Investor sentiment in Asian equities took a positive turn in June, with foreign investors injecting a net of $7.16 billion into the region’s stock markets after a two-month withdrawal streak. This influx of funds was primarily driven by encouraging signals from the US Federal Reserve and the booming artificial intelligence (AI) industry.
The Federal Reserve’s indication of potential interest rate cuts later in the year, coupled with lower inflation in the US, sparked optimism among investors. Fed Chair Jerome Powell’s comments about a ‘disinflationary path’ further boosted confidence in the market. Additionally, the increasing demand for tech and semiconductor exports led to significant foreign investments in key markets such as South Korea and Taiwan, attracting $3.83 billion and $1.94 billion, respectively. India also saw a resurgence in foreign inflows, amounting to $3.19 billion, following the elections due to stable policies and economic incentives like Production Linked Incentives (PLI) schemes and robust foreign direct investment (FDI).
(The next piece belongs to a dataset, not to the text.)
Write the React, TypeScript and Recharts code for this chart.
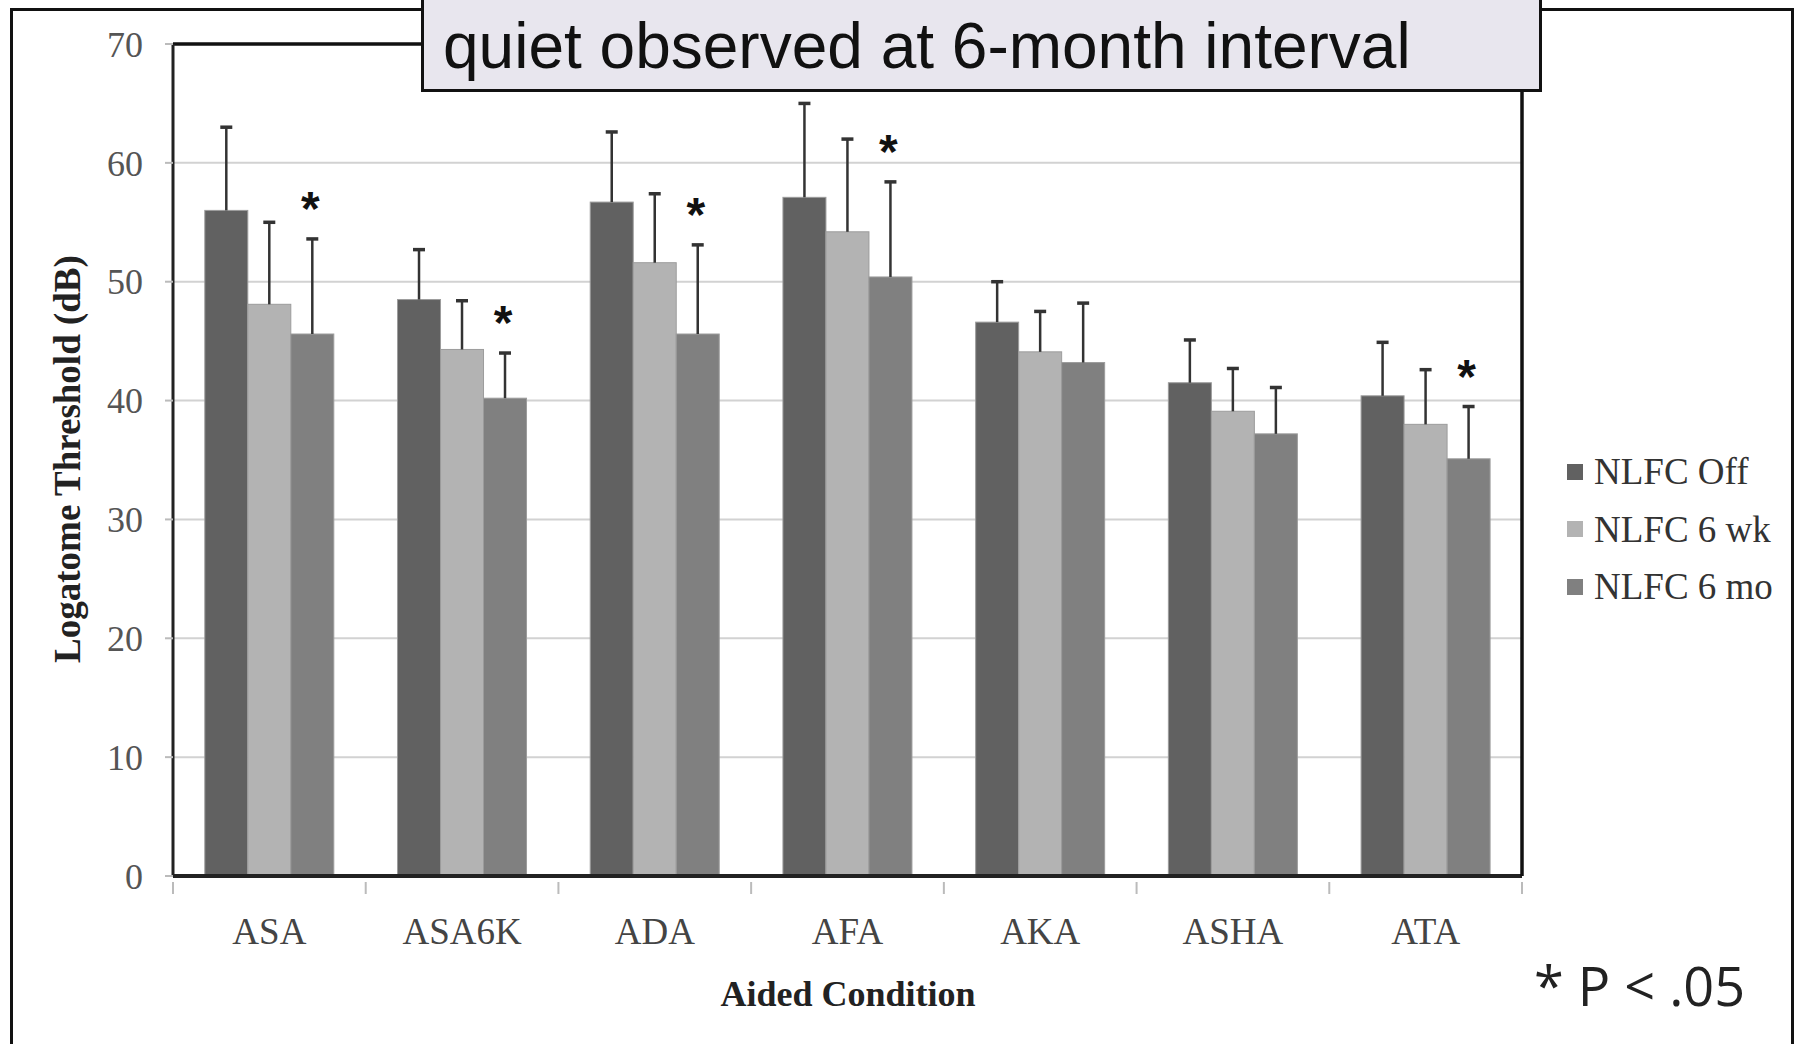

South Korea and Taiwan emerged as key beneficiaries of the global AI investment boom, driving foreign purchases in their equity markets. This trend underscores the growing demand for tech exports and positions these countries favorably in a tech-driven global economy. The nearly 10% surge in the MSCI Asia Pacific IT index during June highlights investors’ enthusiasm, marking its strongest performance in seven months.
Looking at the broader picture, Asian economies are riding the wave of optimism as regional central banks ease back on rate hikes, creating a supportive environment for stock markets. BNP Paribas’ investment expert noted the alignment of this trend with a positive outlook on Asian equities. The post-election recovery in Indian equities further underscored investor confidence in the country’s economic policies and growth potential, supported by strong FDI and strategic initiatives such as the PLI schemes.
Overall, the influx of foreign investments in Asian equities during June reflects a shift in sentiment towards the region, driven by positive economic indicators and flourishing industries like AI and technology exports. This influx of funds is expected to bolster market performance and contribute to the region’s economic growth in the coming months.